- Signed: 11 February 1972
- Location: London
- Effective: 11 March 1978
- Parties: 17

= Convention for the Conservation of Antarctic Seals =

1972 Antarctic treaty

The Convention for the Conservation of Antarctic Seals (CCAS) is part of the Antarctic Treaty System. It was signed at the conclusion of a multilateral conference in London on 11 February 1972.

== Contents ==
CCAS had the objective "to promote and achieve the protection, scientific study, and rational use of Antarctic seals, and to maintain a satisfactory balance within the ecological system of Antarctica.

CCAS forbids the killing or capture of Antarctic seals except in specific circumstances. The contracting parties of CCAS may decide the standards for killing and capture as dynamics of the seal populations change, and these decisions should be "based upon the best scientific and technical evidence available".

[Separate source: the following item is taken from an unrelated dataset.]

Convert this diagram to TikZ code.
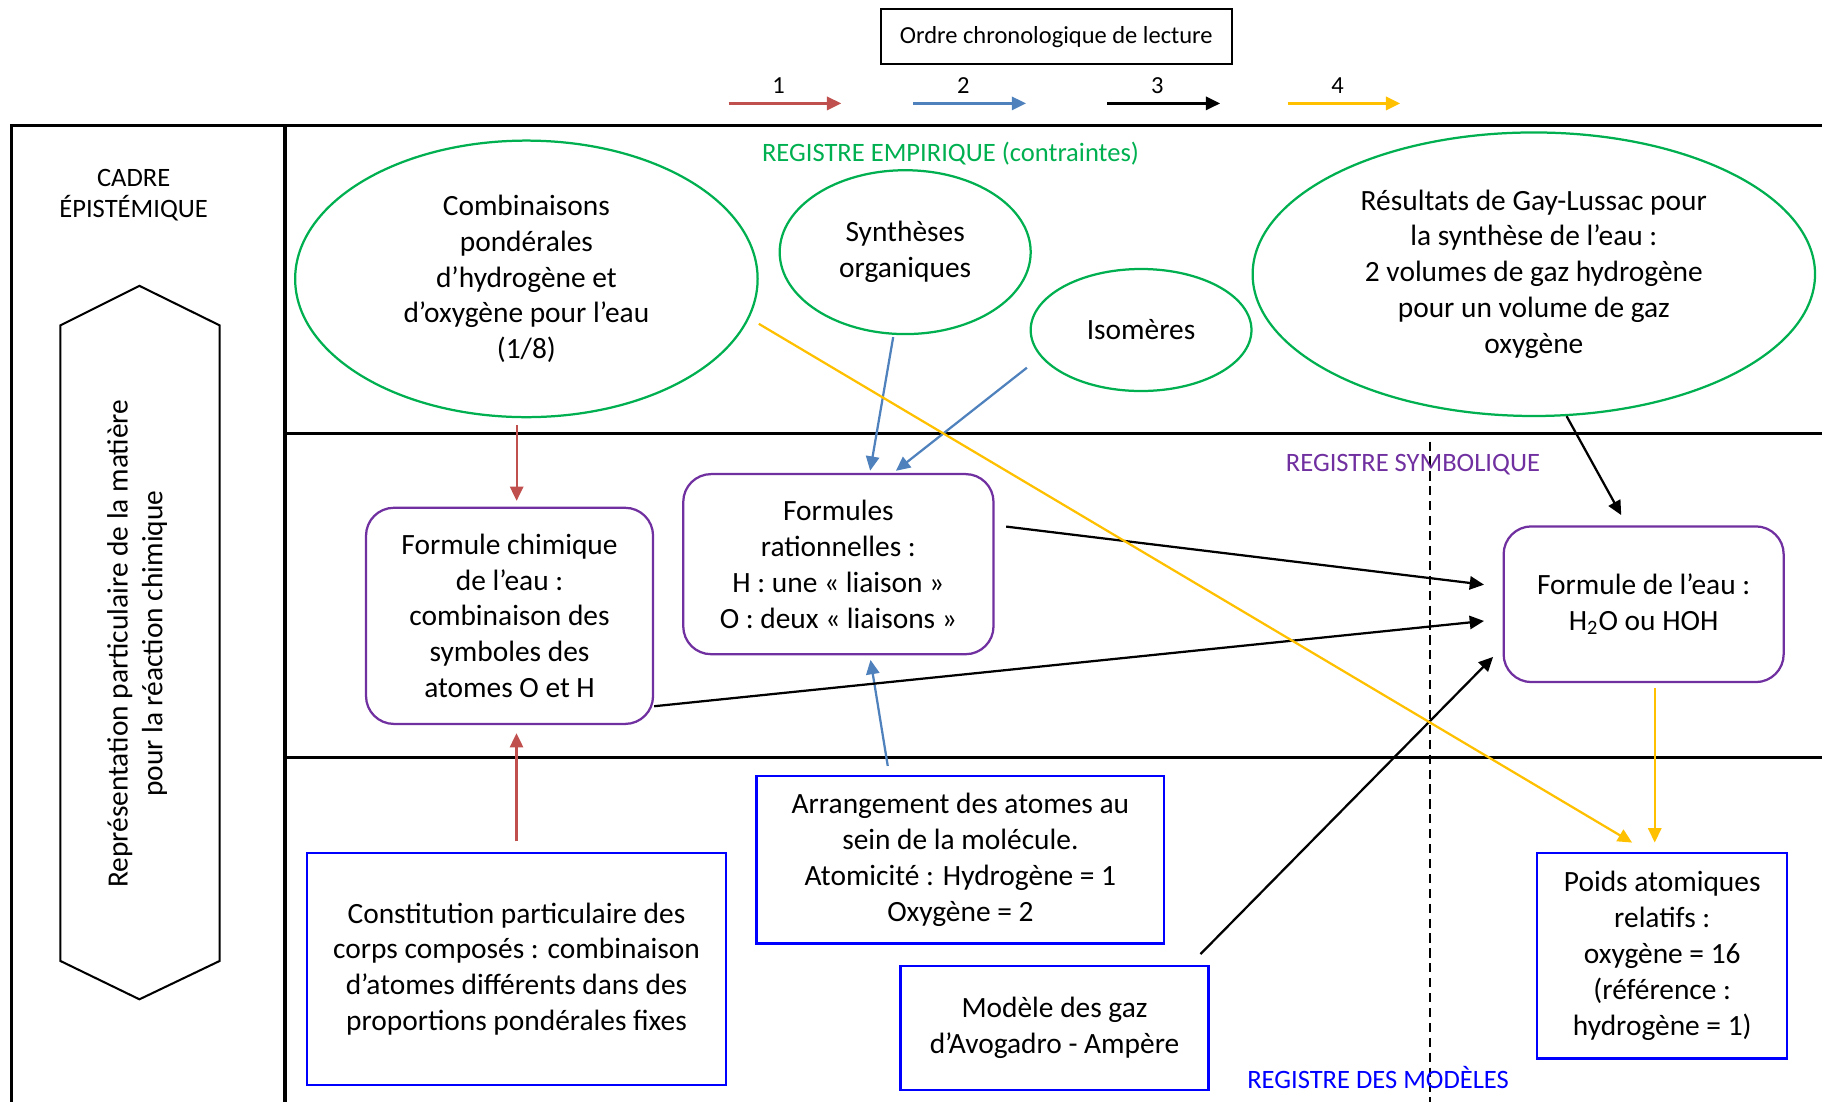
\documentclass[tikz,border=0pt]{standalone}
\usepackage{fontspec}
\setmainfont{Carlito}
\usepackage{xcolor}
\usetikzlibrary{arrows.meta, shapes.geometric, calc}

\definecolor{empgreen}{HTML}{00B050}
\definecolor{sympurple}{HTML}{7030A0}
\definecolor{modblue}{HTML}{0000FF}
\definecolor{arrred}{HTML}{C0504D}
\definecolor{arrblue}{HTML}{4F81BD}
\definecolor{arryellow}{HTML}{FFC000}

\begin{document}
\begin{tikzpicture}[x=0.2mm, y=-0.2mm,
            txt/.style={font=\fontsize{14.4}{17.6}\selectfont, align=center},
            empbox/.style={txt, draw=empgreen, line width=1.1pt, ellipse, inner sep=0pt},
            symbox/.style={txt, draw=sympurple, line width=1.1pt, rectangle, rounded corners=4.8mm, inner sep=0pt},
            modbox/.style={txt, draw=modblue, line width=1.1pt, rectangle, inner sep=0pt},
            reglbl/.style={font=\fontsize{13}{15.5}\selectfont, align=center},
            leglbl/.style={font=\fontsize{12}{14}\selectfont},
            link/.style={-{Triangle[length=7pt, width=6.5pt]}, line width=1.1pt},
            legarrow/.style={-{Triangle[length=7pt, width=6.5pt]}, line width=1.3pt},
            frame/.style={line width=1.6pt}
        ]
        \useasboundingbox (0,0) rectangle (1568,948);

        % --- Legend ---
        \node[draw, line width=0.9pt, minimum width=60.4mm, minimum height=9.4mm, font=\fontsize{12}{14}\selectfont] (order) at (909,31.5) {Ordre chronologique de lecture};
        \foreach \n/\xa/\col in {1/627/arrred, 2/786/arrblue, 3/953/black, 4/1108/arryellow} {
            \coordinate (leg\n a) at (\xa,89);
            \coordinate (leg\n b) at (\xa+97,89);
            \node[leglbl] (num\n) at (\xa+43,74) {\n};
            \draw[legarrow, draw=\col] (leg\n a) -- (leg\n b);
        }

        % --- Frame ---
        \draw[frame] (10,948) -- (10,108) -- (1568,108);
        \draw[line width=1.9pt] (245,108) -- (245,948);
        \draw[line width=1.2pt] (245,373) -- (1568,373);
        \draw[line width=1.2pt] (245,652) -- (1568,652);
        \draw[line width=1pt, dash pattern=on 4.5pt off 2.8pt] (1231,380) -- (1231,948);

        % --- Epistemic frame ---
        \node[reglbl] (cadre) at (115,168) {CADRE\\ÉPISTÉMIQUE};
        \draw[line width=1pt] (120,246) -- (189,280) -- (189,827) -- (120,860) -- (52,827) -- (52,280) -- cycle;
        \node[rotate=90, align=center, font=\fontsize{14.4}{17}\selectfont] (repr) at (118,554) {Représentation particulaire de la matière\\pour la réaction chimique};

        % --- Register labels ---
        \node[reglbl, text=empgreen] (emplbl) at (818,132) {REGISTRE EMPIRIQUE (contraintes)};
        \node[reglbl, text=sympurple] (symlbl) at (1216,400) {REGISTRE SYMBOLIQUE};
        \node[reglbl, text=modblue] (modlbl) at (1186,927) {REGISTRE DES MODÈLES};

        % --- Empirical register ---
        \node[empbox, minimum width=79.6mm, minimum height=47.6mm] (e1) at (453,240) {Combinaisons\\pondérales\\d’hydrogène et\\d’oxygène pour l’eau\\(1/8)};
        \node[empbox, minimum width=43.2mm, minimum height=28.2mm] (e2) at (779,217) {Synthèses\\organiques};
        \node[empbox, minimum width=38mm, minimum height=21mm] (e3) at (982,284) {Isomères};
        \node[empbox, minimum width=96.8mm, minimum height=48.8mm] (e4) at (1320,236) {Résultats de Gay-Lussac pour\\la synthèse de l’eau :\\2 volumes de gaz hydrogène\\pour un volume de gaz\\oxygène};

        % --- Symbolic register ---
        \node[symbox, minimum width=49.4mm, minimum height=37.2mm] (r1) at (438.5,530) {Formule chimique\\de l’eau :\\combinaison des\\symboles des\\atomes O et H};
        \node[symbox, minimum width=53.4mm, minimum height=31mm] (r2) at (721.5,485.5) {Formules\\rationnelles :\\H : une « liaison »\\O : deux « liaisons »};
        \node[symbox, minimum width=48.2mm, minimum height=26.8mm] (r3) at (1414.5,520) {Formule de l’eau :\\H\textsubscript{2}O ou HOH};

        % --- Model register ---
        \node[modbox, minimum width=72.2mm, minimum height=40mm] (b1) at (444.5,834) {Constitution particulaire des\\corps composés : combinaison\\d’atomes différents dans des\\proportions pondérales fixes};
        \node[modbox, minimum width=70.2mm, minimum height=28.8mm] (b2) at (826.5,740) {Arrangement des atomes au\\sein de la molécule.\\Atomicité : Hydrogène = 1\\Oxygène = 2};
        \node[modbox, minimum width=53mm, minimum height=21.4mm] (b3) at (907.5,884.5) {Modèle des gaz\\d’Avogadro - Ampère};
        \node[modbox, minimum width=43mm, minimum height=35.4mm] (b4) at (1430.5,822.5) {Poids atomiques\\relatifs :\\oxygène = 16\\(référence :\\hydrogène = 1)};

        % --- 1 ---
        \draw[link, arrred, shorten <=1.2mm, shorten >=1mm] (e1.266) -- (e1.266 |- r1.north);
        \draw[link, arrred, shorten <=1.8mm, shorten >=1.4mm] (b1.north) -- (b1.north |- r1.south);

        % --- 2 ---
        \draw[link, arrblue, shorten <=0.4mm, shorten >=0.4mm] (e2.262) -- (r2.71);
        \draw[link, arrblue, shorten <=3mm, shorten >=0.6mm] (e3.195) -- (r2.59);
        \draw[link, arrblue, shorten <=1.6mm, shorten >=0.8mm] (b2.130) -- (r2.289);

        % --- 3 ---
        \draw[link, black, shorten >=2mm] (e4.283) -- (r3.102);
        \draw[link, black, shorten <=2mm, shorten >=3.2mm] (r2.14) -- (r3.173);
        \draw[link, black, shorten >=3.2mm] (r1.328) -- (r3.186);
        \draw[link, black, shorten <=2.5mm, shorten >=2.3mm] (b3.25) -- (r3.197);

        % --- 4 ---
        \draw[link, arryellow, shorten <=1.9mm, shorten >=3.1mm] (e1.350) -- (b4.98);
        \draw[link, arryellow, shorten <=0.8mm, shorten >=1.6mm] (r3.278) -- (r3.278 |- b4.north);

    \end{tikzpicture}
\end{document}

CCAS also mandates communication between the different countries that signed it regarding all research, hunting, and capture of seals. The scientific aspect of this communication is done through the Scientific Committee on Antarctic Research.

=== Scope ===
The geographic range of the agreement covers all seas south of 60°S latitude. It protects the following seal species:

- Mirounga leonina Southern elephant seal
- Hydrurga leptonyx Leopard seal
- Leptonychotes weddelli Weddell seal
- Lobodon carcinophagus Crabeater seal
- Ommatophoca rossi Ross seal
- Arctocephalus sp. Southern fur seals

At the time of creation, all fur seals in the Antarctic area where in the genus Arctocephalus, however since then many species formerly in that genus have been reclassified under Arctophoca with only A. pusillus remaining.

== History ==
Shortly after the discovery of Antarctica, people began hunting seals at an unsustainable rate. Many species were close to extinction before the signing of CCAS.

It was opened for ratification on 1 June 1972, and entered into force on 11 March 1978.

The 17 parties to CCAS are Argentina, Australia, Belgium, Brazil, Canada, Chile, France, Germany, Italy, Japan, Norway, Poland, Russia, South Africa, United Kingdom, and the United States. New Zealand has signed, but not ratified the convention.

The countries meet at least every five years after 1972 to review CCAS, as is mandated in Article 7.